DATASET ROWS:
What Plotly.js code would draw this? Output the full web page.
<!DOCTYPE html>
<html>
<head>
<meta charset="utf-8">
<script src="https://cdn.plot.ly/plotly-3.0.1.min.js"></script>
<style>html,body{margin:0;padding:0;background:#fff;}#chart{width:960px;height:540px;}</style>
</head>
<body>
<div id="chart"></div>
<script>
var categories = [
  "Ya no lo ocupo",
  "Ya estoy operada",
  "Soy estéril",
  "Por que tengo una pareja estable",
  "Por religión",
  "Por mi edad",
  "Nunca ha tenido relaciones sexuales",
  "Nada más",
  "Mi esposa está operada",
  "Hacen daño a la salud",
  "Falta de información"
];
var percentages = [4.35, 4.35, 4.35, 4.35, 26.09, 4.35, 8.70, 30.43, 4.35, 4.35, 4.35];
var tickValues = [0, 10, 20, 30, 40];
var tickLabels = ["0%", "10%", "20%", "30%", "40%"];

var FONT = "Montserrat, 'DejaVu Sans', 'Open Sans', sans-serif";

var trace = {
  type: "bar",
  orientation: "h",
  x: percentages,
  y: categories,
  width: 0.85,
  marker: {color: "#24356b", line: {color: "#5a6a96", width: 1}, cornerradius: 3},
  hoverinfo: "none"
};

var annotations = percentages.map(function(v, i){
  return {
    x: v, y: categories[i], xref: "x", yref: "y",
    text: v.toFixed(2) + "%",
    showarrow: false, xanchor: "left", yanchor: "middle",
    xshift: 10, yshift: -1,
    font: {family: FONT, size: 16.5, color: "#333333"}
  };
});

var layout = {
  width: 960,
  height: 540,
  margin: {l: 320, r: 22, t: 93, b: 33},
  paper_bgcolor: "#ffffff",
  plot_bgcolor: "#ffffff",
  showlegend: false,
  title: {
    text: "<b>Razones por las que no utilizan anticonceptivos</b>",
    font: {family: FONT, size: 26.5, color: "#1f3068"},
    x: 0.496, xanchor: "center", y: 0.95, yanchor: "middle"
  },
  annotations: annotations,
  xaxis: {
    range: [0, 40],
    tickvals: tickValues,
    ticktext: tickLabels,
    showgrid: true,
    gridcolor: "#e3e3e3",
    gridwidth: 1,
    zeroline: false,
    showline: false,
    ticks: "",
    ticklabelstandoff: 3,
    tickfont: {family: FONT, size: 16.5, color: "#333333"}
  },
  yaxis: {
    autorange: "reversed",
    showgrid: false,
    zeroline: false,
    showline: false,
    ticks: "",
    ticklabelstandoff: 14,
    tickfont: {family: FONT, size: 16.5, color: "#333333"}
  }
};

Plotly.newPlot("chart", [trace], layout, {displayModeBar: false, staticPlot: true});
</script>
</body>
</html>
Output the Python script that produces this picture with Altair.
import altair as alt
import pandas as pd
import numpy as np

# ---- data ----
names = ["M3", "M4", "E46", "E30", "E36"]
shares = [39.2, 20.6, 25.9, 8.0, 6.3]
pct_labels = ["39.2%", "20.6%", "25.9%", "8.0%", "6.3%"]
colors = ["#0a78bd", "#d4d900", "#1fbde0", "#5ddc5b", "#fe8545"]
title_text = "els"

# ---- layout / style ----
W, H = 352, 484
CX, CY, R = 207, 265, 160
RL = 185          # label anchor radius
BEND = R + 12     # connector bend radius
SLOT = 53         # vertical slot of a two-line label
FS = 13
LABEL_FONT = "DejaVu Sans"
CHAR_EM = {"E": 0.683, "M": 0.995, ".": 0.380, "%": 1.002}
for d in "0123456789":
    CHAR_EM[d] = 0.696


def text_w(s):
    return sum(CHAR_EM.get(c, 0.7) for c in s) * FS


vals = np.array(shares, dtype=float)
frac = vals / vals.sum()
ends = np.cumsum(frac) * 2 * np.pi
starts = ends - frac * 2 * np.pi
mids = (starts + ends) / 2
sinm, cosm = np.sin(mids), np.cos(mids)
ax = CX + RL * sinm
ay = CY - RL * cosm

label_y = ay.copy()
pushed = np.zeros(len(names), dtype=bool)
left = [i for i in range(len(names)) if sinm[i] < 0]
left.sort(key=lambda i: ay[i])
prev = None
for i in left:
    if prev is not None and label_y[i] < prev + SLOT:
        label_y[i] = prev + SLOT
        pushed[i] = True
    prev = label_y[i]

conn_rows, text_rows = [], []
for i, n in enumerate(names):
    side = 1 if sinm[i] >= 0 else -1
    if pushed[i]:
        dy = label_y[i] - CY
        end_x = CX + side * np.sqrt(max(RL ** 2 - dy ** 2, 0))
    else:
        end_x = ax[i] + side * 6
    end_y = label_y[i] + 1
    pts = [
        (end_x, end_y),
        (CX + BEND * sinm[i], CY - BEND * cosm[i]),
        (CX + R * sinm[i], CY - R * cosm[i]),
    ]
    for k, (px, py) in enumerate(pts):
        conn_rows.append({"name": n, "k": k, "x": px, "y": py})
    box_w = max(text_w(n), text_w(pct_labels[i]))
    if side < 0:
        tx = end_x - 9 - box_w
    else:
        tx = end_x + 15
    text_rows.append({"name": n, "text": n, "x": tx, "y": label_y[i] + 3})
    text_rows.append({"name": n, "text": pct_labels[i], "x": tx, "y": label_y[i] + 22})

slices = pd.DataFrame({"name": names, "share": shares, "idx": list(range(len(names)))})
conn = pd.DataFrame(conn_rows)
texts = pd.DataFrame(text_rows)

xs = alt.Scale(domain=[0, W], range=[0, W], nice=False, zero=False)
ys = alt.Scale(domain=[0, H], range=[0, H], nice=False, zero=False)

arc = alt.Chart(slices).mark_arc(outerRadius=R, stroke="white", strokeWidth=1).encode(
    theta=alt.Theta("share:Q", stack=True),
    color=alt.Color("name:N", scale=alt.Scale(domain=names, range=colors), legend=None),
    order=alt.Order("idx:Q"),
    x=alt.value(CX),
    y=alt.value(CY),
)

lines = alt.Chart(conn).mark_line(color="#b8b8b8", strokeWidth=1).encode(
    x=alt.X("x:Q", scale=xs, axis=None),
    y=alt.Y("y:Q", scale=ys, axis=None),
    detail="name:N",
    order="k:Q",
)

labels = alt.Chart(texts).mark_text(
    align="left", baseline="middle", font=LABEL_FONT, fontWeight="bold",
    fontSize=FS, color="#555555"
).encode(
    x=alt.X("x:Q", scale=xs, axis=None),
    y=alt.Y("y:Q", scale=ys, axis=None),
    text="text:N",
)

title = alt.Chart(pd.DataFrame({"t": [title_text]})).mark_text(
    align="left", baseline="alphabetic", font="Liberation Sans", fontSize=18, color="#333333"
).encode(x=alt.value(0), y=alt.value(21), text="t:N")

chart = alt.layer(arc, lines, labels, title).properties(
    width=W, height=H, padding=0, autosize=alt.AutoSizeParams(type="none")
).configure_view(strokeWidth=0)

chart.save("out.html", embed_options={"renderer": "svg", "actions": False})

...

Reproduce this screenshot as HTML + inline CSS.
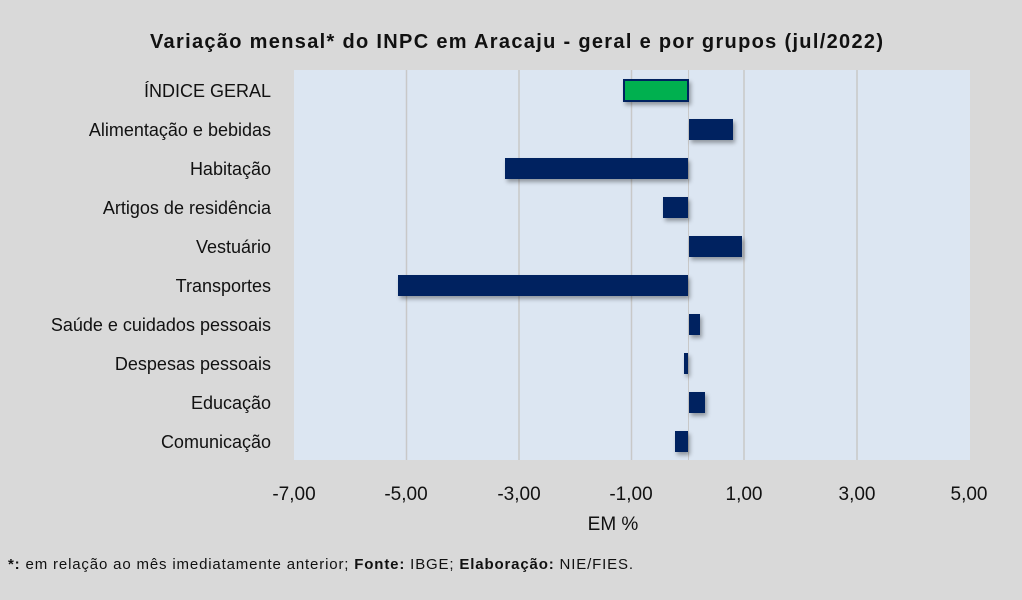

WHAT IS REQUIRED: Will you return exactly the lines above from the one with "Output the Python" down to the one with "prev = label_y[i]", counting both as part of the range?

COMPLETED EXERCISE:
Output the Python script that produces this picture with Altair.
import altair as alt
import pandas as pd
import numpy as np

# ---- data ----
names = ["M3", "M4", "E46", "E30", "E36"]
shares = [39.2, 20.6, 25.9, 8.0, 6.3]
pct_labels = ["39.2%", "20.6%", "25.9%", "8.0%", "6.3%"]
colors = ["#0a78bd", "#d4d900", "#1fbde0", "#5ddc5b", "#fe8545"]
title_text = "els"

# ---- layout / style ----
W, H = 352, 484
CX, CY, R = 207, 265, 160
RL = 185          # label anchor radius
BEND = R + 12     # connector bend radius
SLOT = 53         # vertical slot of a two-line label
FS = 13
LABEL_FONT = "DejaVu Sans"
CHAR_EM = {"E": 0.683, "M": 0.995, ".": 0.380, "%": 1.002}
for d in "0123456789":
    CHAR_EM[d] = 0.696


def text_w(s):
    return sum(CHAR_EM.get(c, 0.7) for c in s) * FS


vals = np.array(shares, dtype=float)
frac = vals / vals.sum()
ends = np.cumsum(frac) * 2 * np.pi
starts = ends - frac * 2 * np.pi
mids = (starts + ends) / 2
sinm, cosm = np.sin(mids), np.cos(mids)
ax = CX + RL * sinm
ay = CY - RL * cosm

label_y = ay.copy()
pushed = np.zeros(len(names), dtype=bool)
left = [i for i in range(len(names)) if sinm[i] < 0]
left.sort(key=lambda i: ay[i])
prev = None
for i in left:
    if prev is not None and label_y[i] < prev + SLOT:
        label_y[i] = prev + SLOT
        pushed[i] = True
    prev = label_y[i]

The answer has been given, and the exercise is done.